In order to also obtain information on the temporal dependence for a fixed temperature of the annealing process, we made a complete characterization of another SQUID magnetometer by fixing the annealing temperature and varying the time. In particular, we chose an annealing temperature of 170 °C and increased the time with a step of 30 min. Figure 6 reports the critical current, the voltage swing, and the white spectral density of the magnetic field noise measured at T = 4.2 K. From Figure 6, it is evident that there are slight variations as a function of the time. In particular, after 150 min of annealing, we measured a critical decrease of about 20% and even less for the voltage swing.

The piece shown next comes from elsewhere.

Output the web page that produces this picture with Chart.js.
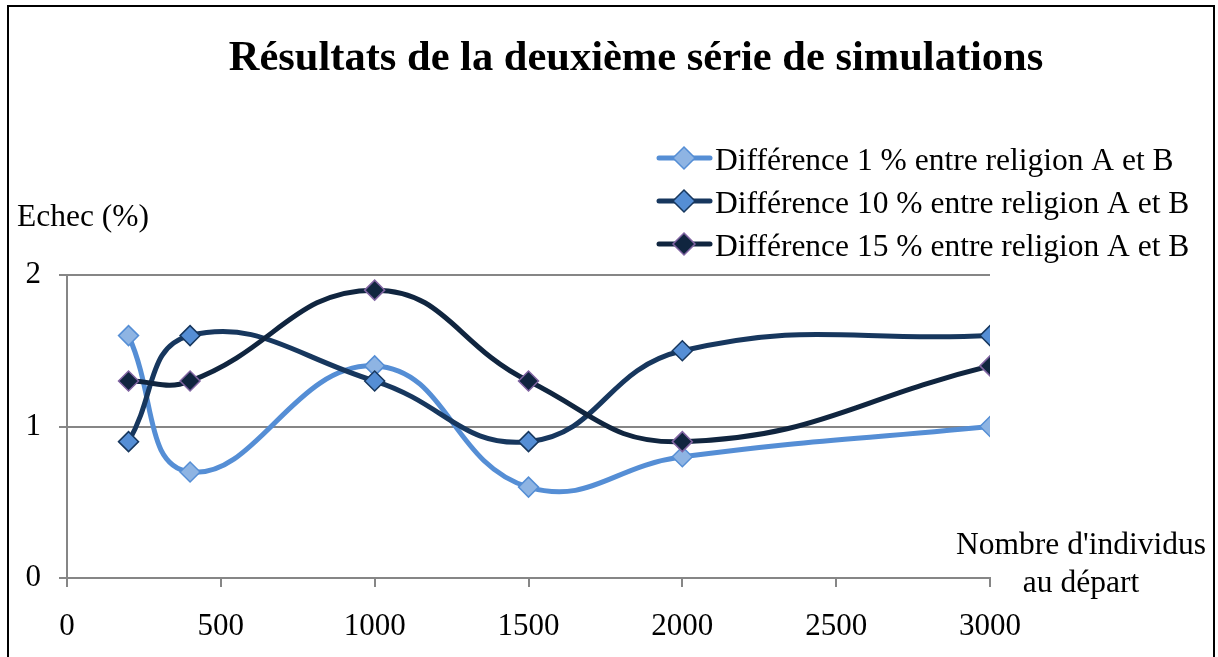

A greater variation can be observed for the magnetic field noise, because even small decreases of the critical current can have a significant effect on the APF gain and the stability of the SQUID magnetometer. The same measurements were also made for different annealing temperatures, and we observed the same behavior. Due to the observed slight variations, this procedure can be effectively used to fine-tune the magnetometer parameters.

4. Conclusion

In conclusion, an experimental study on the annealing of SQUID magnetometers has been presented. In particular, detailed measurements of main SQUID magnetometer parameters, such as the critical current, the voltage swing, and the magnetic noise as a function of the annealing temperature, have been shown. These measurements highlight the possibility of optimizing the performances and fine-tuning the most important parameters of a SQUID magnetometer. We believe that this study is very important for applications that require the optimization and fine control of the SQUID key parameters. In addition to high-sensitivity applications such as biomagnetism, it can certainly be useful for superconducting quantum computing where a fine control of the superconducting quantum device parameters is required. In the latter application, it is preferable to perform annealing with a laser, which allows for the controlled heating of the devices contained on the chip [20,21].